The Department of Justice’s Office of Special Counsel for Immigration-Related Unfair Employment Practices (responsible for enforcing the anti-discrimination provisions of the Immigration and Nationality Act) has released a Fact Patterns Flyer.
The flyer provides examples of recent OSC prosecutions that resulted in employer-paid settlements to the Department of Justice for what the agency describes as common immigration-status-based discriminatory conduct by businesses.
Presumably, the flyer was prepared to educate employers about the risks associated with faulty Form I-9-related compliance practices and provide employees with a list of conduct that may be the basis of a complaint and agency investigation. The list includes the following:
• When an employer demands specific documents from a new hire;
• When an employer asks certain employees for more documents than are necessary to complete the Form I-9;
• When an employer rejects work authorization documents from non-U.S. citizens, but accepts the same documents from U.S. citizens;
• When an employer demands that lawful permanent residents present new “green cards” after the original document presented expires, but does not demand the same of U.S. citizens;
• When an employer refuses to hire workers who sound or appear foreign;
• When an employer hires non-immigrant visa holders, but rejects U.S. citizens and other work-authorized individuals who apply for work;
• When an employer hires undocumented workers instead of work-authorized individuals;
• When an employer separates work-authorized workers for lying about their prior undocumented status, but does not fire other workers for lying about different aspects of their background;
• When an employer separates employees for whom it receives an E-Verify “tentative nonconfirmation” (TNC) notification on a selective basis;
• When an employer uses E-Verify to pre-screen applicants on a selective basis; and
• When an employer pre-screens all applicants, but does not hire applicants for whom it receives no-match notifications or E-Verify TNC notices.
Although the list is non-exhaustive, these real-world examples have resulted from successful investigations by DOJ and its standards and definitions for what constitutes violations of the law.
Employers may find the Fact Patterns Flyer helpful in assessing their conduct.

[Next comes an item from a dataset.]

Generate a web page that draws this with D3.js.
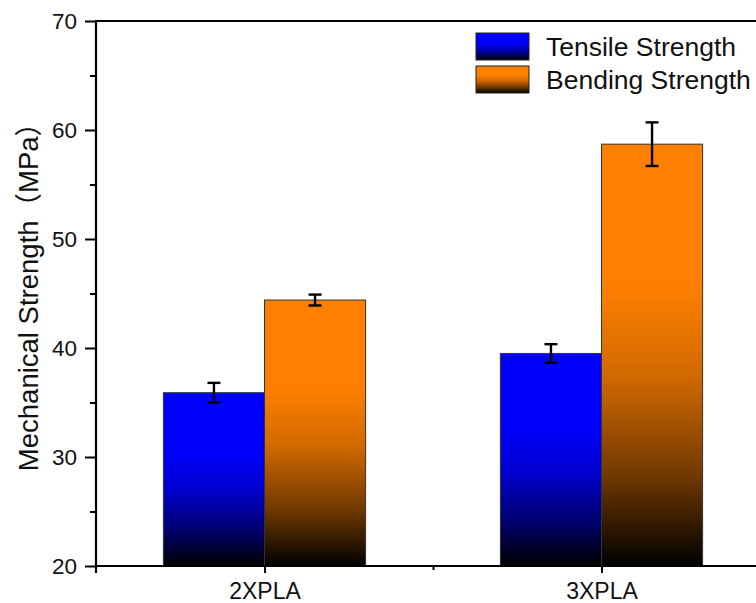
<!DOCTYPE html>
<html>
<head>
<meta charset="utf-8">
<script src="https://cdn.jsdelivr.net/npm/d3@7"></script>
<style>
  html, body { margin: 0; padding: 0; background: #fff; }
  svg { display: block; }
  text { font-family: Arial, "Liberation Sans", sans-serif; fill: #111; }
</style>
</head>
<body>
<svg id="chart" width="756" height="603"></svg>
<script>
// Sample categories and measured strengths (MPa) with their standard deviations
const categories = ["2XPLA", "3XPLA"];
const seriesNames = ["Tensile Strength", "Bending Strength"];
const seriesColors = ["#0000ff", "#ff8000"];
const tensile = [35.9, 39.5];
const tensileErr = [0.9, 0.85];
const bending = [44.4, 58.7];
const bendingErr = [0.5, 2.0];
const yTicks = [20, 30, 40, 50, 60, 70];
const yMinorTicks = [25, 35, 45, 55, 65];

const svg = d3.select("#chart");
const margin = { left: 96, top: 21, bottom: 566 };

// x runs on a continuous index so group centres sit at 1 and 2
const x = d3.scaleLinear().domain([0.5, 2.5]).range([96, 770]);
const y = d3.scaleLinear().domain([20, 70]).range([margin.bottom, margin.top]);
const barW = 0.3;

// Vertical fade-to-black gradient for each series
const defs = svg.append("defs");
seriesColors.forEach((c, i) => {
  const g = defs.append("linearGradient")
    .attr("id", "grad" + i)
    .attr("x1", 0).attr("y1", 0).attr("x2", 0).attr("y2", 1);
  const mix = d3.interpolateRgb(c, "#000");
  [[0, 0], [0.33, 0], [0.55, 0.18], [0.78, 0.55], [1, 1]].forEach(([o, t]) => {
    g.append("stop").attr("offset", o).attr("stop-color", mix(t));
  });
});

const series = [
  { values: tensile, errs: tensileErr, offset: -barW },
  { values: bending, errs: bendingErr, offset: 0 }
];

series.forEach((s, si) => {
  const rows = categories.map((c, i) => ({ pos: i + 1, v: s.values[i], e: s.errs[i] }));
  svg.append("g").selectAll("rect").data(rows).join("rect")
    .attr("x", d => x(d.pos + s.offset))
    .attr("y", d => y(d.v))
    .attr("width", d => x(d.pos + s.offset + barW) - x(d.pos + s.offset))
    .attr("height", d => y(20) - y(d.v))
    .attr("fill", `url(#grad${si})`)
    .attr("stroke", "#333")
    .attr("stroke-width", 1);

  // error bars
  const eg = svg.append("g").attr("stroke", "#000").attr("stroke-width", 2.4);
  rows.forEach(d => {
    const cx = x(d.pos + s.offset + barW / 2);
    eg.append("line").attr("x1", cx).attr("x2", cx).attr("y1", y(d.v + d.e)).attr("y2", y(d.v - d.e));
    eg.append("line").attr("x1", cx - 6.5).attr("x2", cx + 6.5).attr("y1", y(d.v + d.e)).attr("y2", y(d.v + d.e));
    eg.append("line").attr("x1", cx - 6.5).attr("x2", cx + 6.5).attr("y1", y(d.v - d.e)).attr("y2", y(d.v - d.e));
  });
});

// Left axis with major and minor ticks
const yAxis = svg.append("g").attr("transform", `translate(${margin.left},0)`)
  .call(d3.axisLeft(y).tickValues(yTicks).tickSize(11).tickPadding(8).tickFormat(d3.format("d")));
yAxis.select(".domain").remove();
yAxis.selectAll(".tick line").attr("stroke", "#000").attr("stroke-width", 2);
yAxis.selectAll(".tick text").style("font-size", "22.5px").style("font-family", "Arial, 'Liberation Sans', sans-serif").attr("fill", "#111");
svg.append("g").attr("transform", `translate(${margin.left},0)`)
  .call(d3.axisLeft(y).tickValues(yMinorTicks).tickSize(6).tickFormat(""))
  .call(g => g.select(".domain").remove())
  .selectAll(".tick line").attr("stroke", "#000").attr("stroke-width", 2);

// Bottom axis: category ticks plus a minor tick between groups
const xAxis = svg.append("g").attr("transform", `translate(0,${margin.bottom})`)
  .call(d3.axisBottom(x).tickValues([1, 2]).tickSize(7).tickPadding(10).tickFormat((d, i) => categories[i]));
xAxis.select(".domain").remove();
xAxis.selectAll(".tick line").attr("stroke", "#000").attr("stroke-width", 2);
xAxis.selectAll(".tick text").style("font-size", "23px").style("font-family", "Arial, 'Liberation Sans', sans-serif").attr("fill", "#111");
svg.append("g").attr("transform", `translate(0,${margin.bottom})`)
  .call(d3.axisBottom(x).tickValues([1.5]).tickSize(4).tickFormat(""))
  .call(g => g.select(".domain").remove())
  .selectAll(".tick line").attr("stroke", "#000").attr("stroke-width", 2);

// Frame lines
const frame = svg.append("g").attr("stroke", "#000").attr("stroke-width", 2.2);
frame.append("line").attr("x1", margin.left).attr("x2", 756).attr("y1", margin.bottom).attr("y2", margin.bottom);
frame.append("line").attr("x1", margin.left).attr("x2", 756).attr("y1", margin.top).attr("y2", margin.top);
frame.append("line").attr("x1", margin.left).attr("x2", margin.left).attr("y1", margin.top - 1).attr("y2", margin.bottom + 7);

// Y axis title
svg.append("text")
  .attr("transform", "translate(38,290) rotate(-90)")
  .attr("text-anchor", "middle")
  .style("font-size", "27.5px")
  .style("font-family", "Arial, 'Liberation Sans', 'Noto Sans CJK SC', sans-serif")
  .text("Mechanical Strength（MPa）");

// Legend
const legend = svg.append("g");
seriesNames.forEach((name, i) => {
  const ly = 33 + i * 33;
  legend.append("rect")
    .attr("x", 476).attr("y", ly).attr("width", 53).attr("height", 27)
    .attr("fill", `url(#grad${i})`).attr("stroke", "#222").attr("stroke-width", 1);
  legend.append("text")
    .attr("x", 546).attr("y", ly + 23)
    .style("font-size", "26.5px")
    .text(name);
});
</script>
</body>
</html>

Employers also may consider the following:
(1) Injured parties need only file a discrimination charge to begin the administrative adjudication process—there is no independent review of the veracity of the allegations completed by the agency prior to its demand to the employer for an informal response to the allegations. In other words, credibility of the initial claim is presumed.
(2) OSC also will initiate an independent investigation based upon information developed during the individual charge investigation, and will commonly liaise with other government agencies to support the charge that the employer’s compliance failures evidence a pattern or practice of discriminatory activity. Essentially, an employer must prepare for the possibility of a systemic investigation that flows from a single, individual claim by an allegedly-aggrieved employee.
Understanding the complexities of the verification process is only the beginning. An employer also must be able to point to standard policies and consistent operating procedures that may serve as a backstop to government allegations of company-wide discriminatory activity. Unless an employer may deflect OSC’s interest in examining its verification practices in every location of the organization with the support of sister-enforcement-agencies, like Immigration and Customs Enforcement, CIS Fraud Detection, Department of Labor Wage & Hour, and IRS auditors, the consequences of the investigation may jeopardize the business well beyond the one employee.